The Private Securities Litigation Reform Act (PSLRA) imposes a discovery stay while a motion to dismiss is pending (15 U.S.C. §78u-4(b)(3)(B)). The intent of the statute was to avoid unnecessary discovery costs and ensure plaintiff’s securities claims are based solely on information known at the time of filing. In Petrie v. Electronic Game Card, Inc. (2014 WL 3733596), the Ninth Circuit held that the stay does not affect discovery requests issued before the stay applied but received thereafter. The Defendants here produced electronic gaming machines. In 2009, the company reported millions in assets, only to file for bankruptcy a year later. Investors filed suit for violations of 10(b) and 20(a) of the Securities Exchange Act, based on false reports of subsidiary revenue attributed to the company and the withdrawal of questionable audit opinions. After the court denied a motion to dismiss the second amended complaint, the investors subpoenaed the company’s auditor. Shortly after, one defendant announced his intent to move for judgment on the pleadings. The plaintiffs then received the subpoenaed information, which they utilized in the third amended complaint (TAC). The defendant moved to strike pursuant to a violation of the PSLRA stay. The district court granted the motion, dismissed the TAC, and entered judgment for the defendants.

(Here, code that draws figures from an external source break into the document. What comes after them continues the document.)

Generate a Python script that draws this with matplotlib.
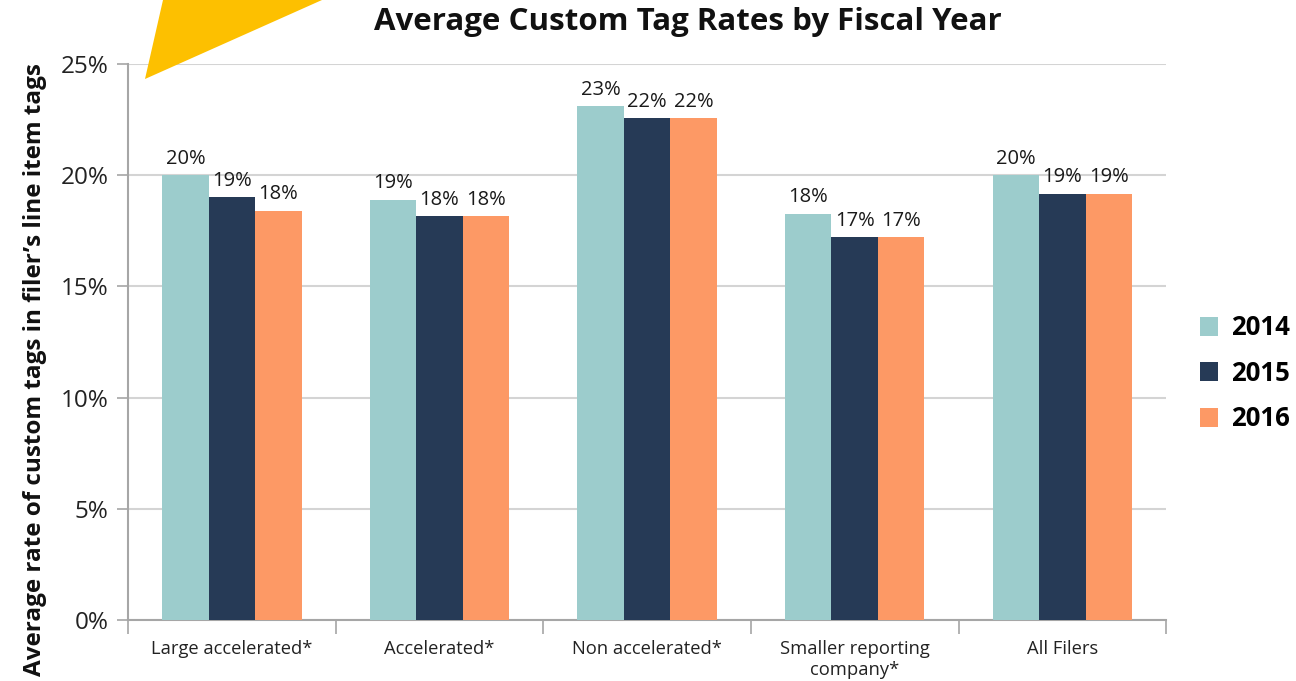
import matplotlib.pyplot as plt
from matplotlib.patches import Polygon
import numpy as np

plt.rcParams['font.family'] = ['Open Sans', 'DejaVu Sans']

# Data
categories = ['Large accelerated*', 'Accelerated*', 'Non accelerated*',
              'Smaller reporting\ncompany*', 'All Filers']
years = ['2014', '2015', '2016']
rate_2014 = [20.0, 18.9, 23.1, 18.25, 20.0]
rate_2015 = [19.0, 18.15, 22.55, 17.2, 19.15]
rate_2016 = [18.4, 18.15, 22.55, 17.2, 19.15]
labels_2014 = ['20%', '19%', '23%', '18%', '20%']
labels_2015 = ['19%', '18%', '22%', '17%', '19%']
labels_2016 = ['18%', '18%', '22%', '17%', '19%']
colors = ['#9CCCCC', '#263A56', '#FD9965']

fig = plt.figure(figsize=(12.96, 6.81), dpi=100)
ax = fig.add_axes([0.0988, 0.0896, 0.801, 0.8164])

x = np.arange(len(categories))
w = 0.224
series = [rate_2014, rate_2015, rate_2016]
labels = [labels_2014, labels_2015, labels_2016]
for i, (vals, labs) in enumerate(zip(series, labels)):
    bars = ax.bar(x + (i - 1) * w, vals, w, color=colors[i], label=years[i], zorder=3)
    for b, lab in zip(bars, labs):
        ax.text(b.get_x() + b.get_width() / 2, b.get_height() + 0.3, lab,
                ha='center', va='bottom', fontsize=14.5, color='#1a1a1a')

ax.set_xlim(-0.5, len(categories) - 0.5)
ax.set_ylim(0, 25)
ax.set_yticks(np.arange(0, 26, 5))
ax.set_yticklabels([f'{v}%' for v in range(0, 26, 5)], fontsize=17.5, color='#222222')
ax.yaxis.grid(True, color='#D4D4D4', linewidth=1.5, zorder=0)
ax.tick_params(axis='y', length=8, color='#A6A6A6', width=1.2, pad=6)

# category labels between group ticks
ax.set_xticks(np.arange(-0.5, len(categories), 1.0))
ax.set_xticklabels([])
ax.tick_params(axis='x', length=10, color='#A6A6A6', width=1.2)
for xi, c in zip(x, categories):
    ax.text(xi, -0.9, c, ha='center', va='top', fontsize=13.2, color='#222222',
            linespacing=1.25)

for s in ['top', 'right']:
    ax.spines[s].set_visible(False)
for s in ['left', 'bottom']:
    ax.spines[s].set_color('#A6A6A6')
    ax.spines[s].set_linewidth(1.5)

ax.set_ylabel("Average rate of custom tags in filer\u2019s line item tags",
              fontsize=17.5, fontweight='bold', color='#111111')
ax.yaxis.set_label_coords(-0.078, 0.45)

fig.text(0.5305, 0.968, 'Average Custom Tag Rates by Fiscal Year', ha='center',
         va='center', fontsize=22.5, fontweight='bold', color='#111111')

handles, leg_labels = ax.get_legend_handles_labels()
leg = fig.legend(handles, leg_labels, loc='center left', bbox_to_anchor=(0.918, 0.452),
                 frameon=False, prop={'weight': 'bold', 'size': 18.5},
                 handlelength=0.7, handleheight=0.75, labelspacing=0.72,
                 handletextpad=0.5, borderaxespad=0.0)

# yellow decorative triangle in the top-left corner
fig.patches.append(Polygon([(163 / 1296, 1.0), (322 / 1296, 1.0), (145 / 1296, 1 - 79 / 681)],
                           closed=True, transform=fig.transFigure, facecolor='#FDC000',
                           edgecolor='none', zorder=5))

fig.savefig('out.png', dpi=100)
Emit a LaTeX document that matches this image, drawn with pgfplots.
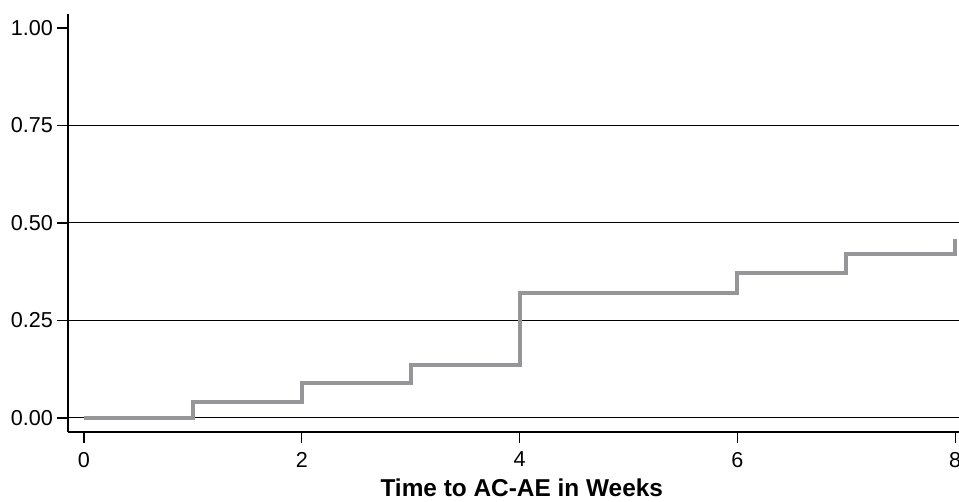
\documentclass[border=0pt]{standalone}
\usepackage{pgfplots}
\pgfplotsset{compat=1.18}
\usepackage{fontspec}
\setmainfont{Liberation Sans}
\definecolor{stepgray}{RGB}{150,150,152}
\begin{document}
\begin{tikzpicture}
\begin{axis}[
  scale only axis,
  width=445.75pt, height=209pt,
  xmin=-0.147, xmax=8.04,
  ymin=-0.036, ymax=1.036,
  axis lines=left,
  axis line style={-, black, line width=0.6pt},
  xtick={0,2,4,6,8},
  ytick={0,0.25,0.5,0.75},
  extra y ticks={1},
  extra y tick style={grid=none},
  ymajorgrids,
  grid style={black, line width=0.5pt},
  tick align=outside,
  major tick length=5.5pt,
  tick style={black, line width=0.6pt},
  clip=false,
  /pgf/number format/assume math mode=true,
  yticklabel style={/pgf/number format/fixed, /pgf/number format/fixed zerofill, /pgf/number format/precision=2},
  ticklabel style={font=\fontsize{10.8}{12}\selectfont},
  xticklabel style={yshift=-1pt},
  yticklabel style={xshift=1.5pt},
  xlabel={\textbf{Time to AC-AE in Weeks}},
  xlabel style={font=\fontsize{12.2}{14}\selectfont, xshift=4pt, yshift=1pt},
]
\addplot[const plot, stepgray, line width=2pt] coordinates {
  (0,0) (1,0.041) (2,0.09) (3,0.136) (4,0.32) (6,0.372) (7,0.42) (8,0.42) (8,0.46)
};
\end{axis}
\pgfresetboundingbox
\useasboundingbox (current axis.south west) ++(-34pt,-35pt) rectangle ++(479.5pt,251pt);
\end{tikzpicture}
\end{document}
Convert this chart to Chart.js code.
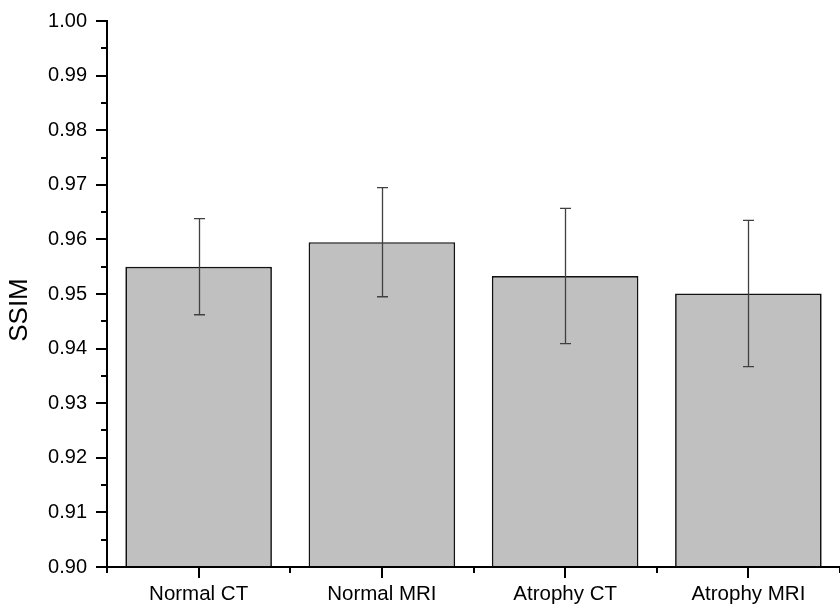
<!DOCTYPE html>
<html>
<head>
<meta charset="utf-8">
<script src="https://cdn.jsdelivr.net/npm/chart.js@4.4.1/dist/chart.umd.min.js"></script>
<style>
  html, body { margin: 0; padding: 0; background: #ffffff; }
  #wrap { width: 840px; height: 609px; position: relative; }
</style>
</head>
<body>
<div id="wrap"><canvas id="chart"></canvas></div>
<script>
// SSIM per image group: mean and standard deviation
const categories = ['Normal CT', 'Normal MRI', 'Atrophy CT', 'Atrophy MRI'];
const ssimMean = [0.9550, 0.9595, 0.9533, 0.9501];
const ssimSd = [0.0088, 0.0100, 0.0124, 0.0134];
const yTickValues = [0.90, 0.91, 0.92, 0.93, 0.94, 0.95, 0.96, 0.97, 0.98, 0.99, 1.00];

const FONT = "'Liberation Sans', Arial, sans-serif";

// Error bars (mean ± SD) drawn over each bar
const errorBars = {
  id: 'errorBars',
  afterDatasetsDraw(chart) {
    const ctx = chart.ctx;
    const y = chart.scales.y;
    const meta = chart.getDatasetMeta(0);
    ctx.save();
    ctx.strokeStyle = '#404040';
    ctx.lineWidth = 1.3;
    meta.data.forEach((bar, i) => {
      const x = Math.round(bar.x) + 0.5;
      const top = y.getPixelForValue(ssimMean[i] + ssimSd[i]);
      const bot = y.getPixelForValue(ssimMean[i] - ssimSd[i]);
      ctx.beginPath();
      ctx.moveTo(x, top); ctx.lineTo(x, bot);
      ctx.moveTo(x - 5.5, top); ctx.lineTo(x + 5.5, top);
      ctx.moveTo(x - 5.5, bot); ctx.lineTo(x + 5.5, bot);
      ctx.stroke();
    });
    ctx.restore();
  }
};

// Axis lines with major/minor tick marks and the rotated y title
const axesFrame = {
  id: 'axesFrame',
  afterDraw(chart) {
    const ctx = chart.ctx;
    const a = chart.chartArea;
    const y = chart.scales.y;
    const x = chart.scales.x;
    ctx.save();
    ctx.strokeStyle = '#000';
    ctx.lineWidth = 2;
    ctx.lineCap = 'butt';
    ctx.beginPath();
    // axis lines
    ctx.moveTo(a.left, a.top - 1); ctx.lineTo(a.left, a.bottom + 1);
    ctx.moveTo(a.left - 1, a.bottom); ctx.lineTo(a.right, a.bottom);
    // y ticks: major at each label, minor half-way between
    yTickValues.forEach((v, i) => {
      const py = Math.round(y.getPixelForValue(v));
      ctx.moveTo(a.left - 11, py); ctx.lineTo(a.left, py);
      if (i < yTickValues.length - 1) {
        const pm = Math.round(y.getPixelForValue(v + 0.005));
        ctx.moveTo(a.left - 6, pm); ctx.lineTo(a.left, pm);
      }
    });
    // x ticks: major at category centres, minor at boundaries
    const n = categories.length;
    const step = (a.right - a.left) / n;
    for (let i = 0; i <= n; i++) {
      const pb = Math.round(a.left + i * step);
      ctx.moveTo(pb, a.bottom); ctx.lineTo(pb, a.bottom + 6);
    }
    categories.forEach((c, i) => {
      const pc = Math.round(x.getPixelForValue(i));
      ctx.moveTo(pc, a.bottom); ctx.lineTo(pc, a.bottom + 11);
    });
    ctx.stroke();
    // y title
    ctx.fillStyle = '#000';
    ctx.font = '26px ' + FONT;
    ctx.textAlign = 'center';
    ctx.textBaseline = 'middle';
    ctx.translate(20, 310);
    ctx.rotate(-Math.PI / 2);
    ctx.fillText('SSIM', 0, 0);
    ctx.restore();
  }
};

new Chart(document.getElementById('chart'), {
  type: 'bar',
  data: {
    labels: categories,
    datasets: [{
      data: ssimMean,
      backgroundColor: '#c0c0c0',
      borderColor: '#111111',
      borderWidth: 1.7,
      borderSkipped: false,
      categoryPercentage: 0.8,
      barPercentage: 1.0
    }]
  },
  options: {
    responsive: true,
    maintainAspectRatio: false,
    animation: false,
    layout: { padding: { top: 21, right: 0, left: 0, bottom: 0 } },
    plugins: { legend: { display: false }, tooltip: { enabled: false } },
    scales: {
      x: {
        grid: { display: false, drawTicks: false },
        border: { display: false },
        ticks: { color: '#000', font: { family: FONT, size: 20.5 }, padding: 15, maxRotation: 0 },
        afterFit(s) { s.height = 42; s.paddingLeft = 0; s.paddingRight = 0; }
      },
      y: {
        min: 0.90,
        max: 1.00,
        grid: { display: false, drawTicks: false },
        border: { display: false },
        ticks: {
          stepSize: 0.01,
          color: '#000',
          font: { family: FONT, size: 20 },
          padding: 20,
          callback: (v) => Number(v).toFixed(2)
        },
        afterFit(s) { s.width = 107; s.paddingTop = 0; s.paddingBottom = 0; }
      }
    }
  },
  plugins: [errorBars, axesFrame]
});
</script>
</body>
</html>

On appeal, the Ninth Circuit reversed. Although the plaintiffs received the information during a stay, no stay operated when the investors subpoenaed the auditor. The court also held that either the auditor could have objected to the costs of the subpoena, or the defendant could have objected to the violation at the time the subpoena was issued; neither did so because no basis existed. Defense counsel even conceded at oral argument that no stay operated when the auditor was subpoenaed.
The Court found the complaint sufficient, reversed decision to strike portions of the TAC, and remanded for further proceedings.